Booth’s educational pursuits took her to schools in Brooklyn and Hartford, Connecticut…but only until the age of 14, when she defied her father’s wishes and quit school to pursue a stage career. Shirley was not an overnight success; her first professional performance wouldn’t materialize until 1921 (a role in The Cat and the Canary). But four years later, she made her Broadway debut in Hell’s Bells, which also had the novelty of featuring a young Humphrey Bogart in the cast. Shirley’s love of acting was often concentrated on the stage; she appeared in nearly 40 Broadway productions and worked in 600 productions with various stock companies. Her better known Broadway contributions include The Philadelphia Story, My Sister Eileen, Tomorrow the World, A Tree Grows in Brooklyn, and Desk Set. (Shirley even auditioned to reprise the role she originated on stage for the movie version of Desk Set…but lost out to Katharine Hepburn.)
While Shirley Booth’s stage career was whooshing along at full speed, she was able to conquer radio with a little help from the man she married in 1929: Ed Gardner. On March 1, 1941, Gardner debuted as “Archie the Manager” on the popular situation comedy Duffy’s Tavern. And to play the role of the saloon owner’s man-crazy daughter, Ed solicited the participation of Mrs. Gardner. Ed and Shirley called it quits in September of 1942, but she continued to play Miss Duffy on the show until June of 1943. Depending on the source, the two of them just couldn’t work together anymore or they parted as the best of friends. (The latter is perhaps closer to the truth, considering that Gardner lamented afterward that the myriad actresses who followed in Booth’s wake just couldn’t measure up to her original portrayal.)

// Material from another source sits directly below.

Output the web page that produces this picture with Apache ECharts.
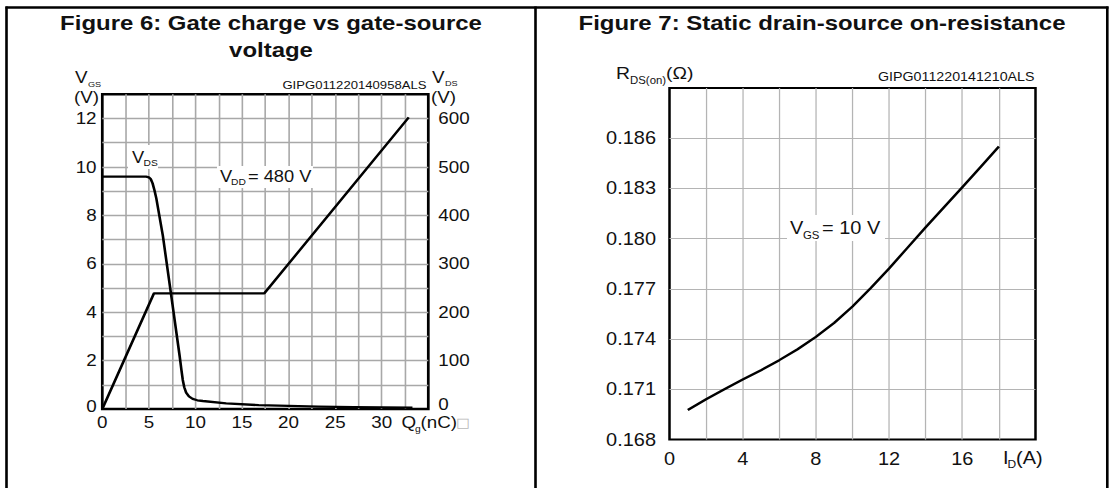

Shirley had actually performed on radio before the Duffy’s Tavern gig: she appeared on the now-famous December 17, 1936 broadcast of Rudy Vallee’s Royal Gelatin Hour that introduced ventriloquist Edgar Bergen and his saucy sidekick Charlie McCarthy to the airwaves. (Shirley did a scene from Three Diamond Bid, a Broadway production in which she was appearing at the time.) But upon her departure from Duffy’s, she found herself in demand playing a character not unlike Miss Duffy: “Dottie Mahoney.” She guested on the shows of such comedians as Fred Allen and Danny Kaye, and worked alongside the likes of Vaughn Monroe and Kate Smith. Other radio favorites on which Shirley made appearances include The Cavalcade of America, The Ford Theatre, It Pays to Be Ignorant, The Radio Reader’s Digest, The Raleigh Room, The Theater of Romance, and The Theatre Guild On The Air.

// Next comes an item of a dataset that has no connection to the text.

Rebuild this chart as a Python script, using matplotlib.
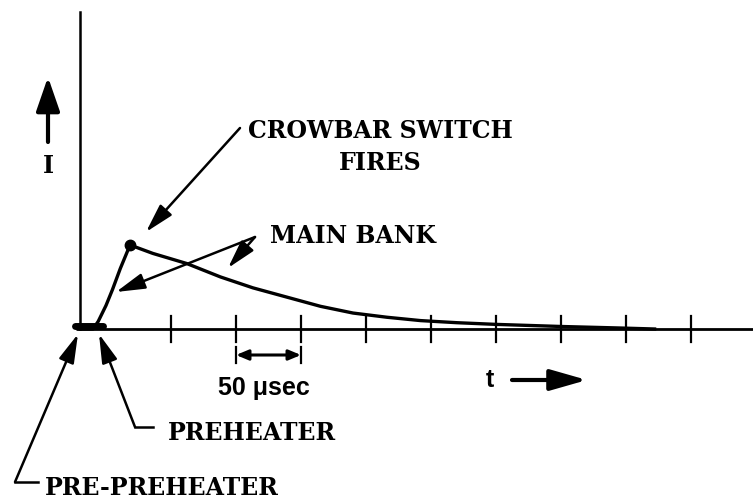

If Shirley Booth had been able to put over a little more comedy in her portrayal of Connie Brooks, chances are we’d remember Our Miss Brooks for Shirley and not Eve Arden (who ultimately won the role). Booth played Madison High’s favorite English teacher for the series’ April 8, 1948 audition, but CBS Radio programming chief Harry Ackerman felt that Shirley had problems finding the humorous side of Miss Brooks (empathizing with the difficult working conditions of teachers and their low pay instead). Shirley got a consolation prize in a short-lived NBC sitcom entitled Hogan’s Daughter, on which she played yet another Miss Duffy clone who actively sought out marriage prospects. (Harry Ackerman later became an executive with Screen Gems Television in 1958, and it’s not hard to discern that he remembered Shirley when it came to casting Hazel.)

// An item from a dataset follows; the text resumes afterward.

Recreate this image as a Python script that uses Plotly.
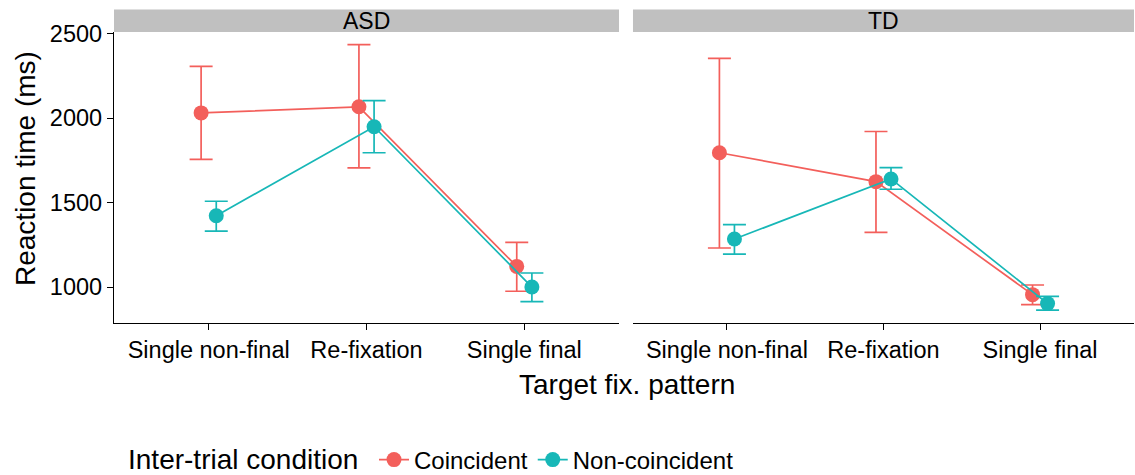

Besides, after winning a Tony Award for her performance in 1949’s Goodbye, My Fancy—and a third statuette for The Time of the Cuckoo in 1952-53—Shirley Booth was in full command of her acting career. Her second Tony win for playing a housewife dealing with her alcoholic husband in William Inge’s debut play Come Back, Little Sheba would also open doors for her in Hollywood: she reprised her stage role in the movie version, and nabbed the Best Actress Oscar for her memorable portrayal. Her Academy Award trophy brought about its share of controversy, however. Many feel that Booth’s skimpy film resume—she appeared in only four additional films, including About Mrs. Leslie (1954) and The Matchmaker (1958)—demonstrates that she cared more about the stage than becoming a movie star. (To these people I say: “Pish tosh.”)
Her sporadic movie roles did not preclude the success she would enjoy in Hazel when the decision was made to bring Ted Key’s popular Saturday Evening Post comic panel strip to television. Shirley showed great interest in the project after Thelma Ritter reportedly took a pass. Burt Lancaster, her co-star in Come Back, Little Sheba, tried to warn her off the series by stating the experience would “cheapen” her. “Time will tell if it cheapens me,” she told him in response, “and if it does, I hope to be as cheapened as Lucy.” (“Lucy” as in Lucille Ball, of course.) The Hazel series ran for four seasons on NBC before switching to CBS in its final season…and it might have gone on for much longer had Booth herself not made the decision to quit the show (the long working hours were murder on her bursitis). Since Shirley owned a nice little piece of Hazel, the “cheap” experience paid off well when the show hit syndication.
After Hazel, Shirley Booth limited her boob tube appearances to guest spots on sitcoms like The Ghost and Mrs. Muir and specials like a 1966 presentation of The Glass Menagerie, for which she received her fourth and final Emmy nomination. Her Emmy wins for Hazel—not to mention her three Tony statuettes and Oscar for Sheba—place her in a rare category known as “The Triple Crown of Acting.” In 1973, Shirley took one more stab at a sitcom by starring in A Touch of Grace, a series based on the popular Britcom For the Love of Ada. Though well-written and well-acted, the show faced stiff competition from another U.K.-to-U.S. transplant, All in the Family, and Grace was cancelled after thirteen weeks. Shirley Booth’s final television credit would be voice work in the now-classic holiday special The Year Without a Santa Claus. She passed away on October 16, 1992 at the age of 94.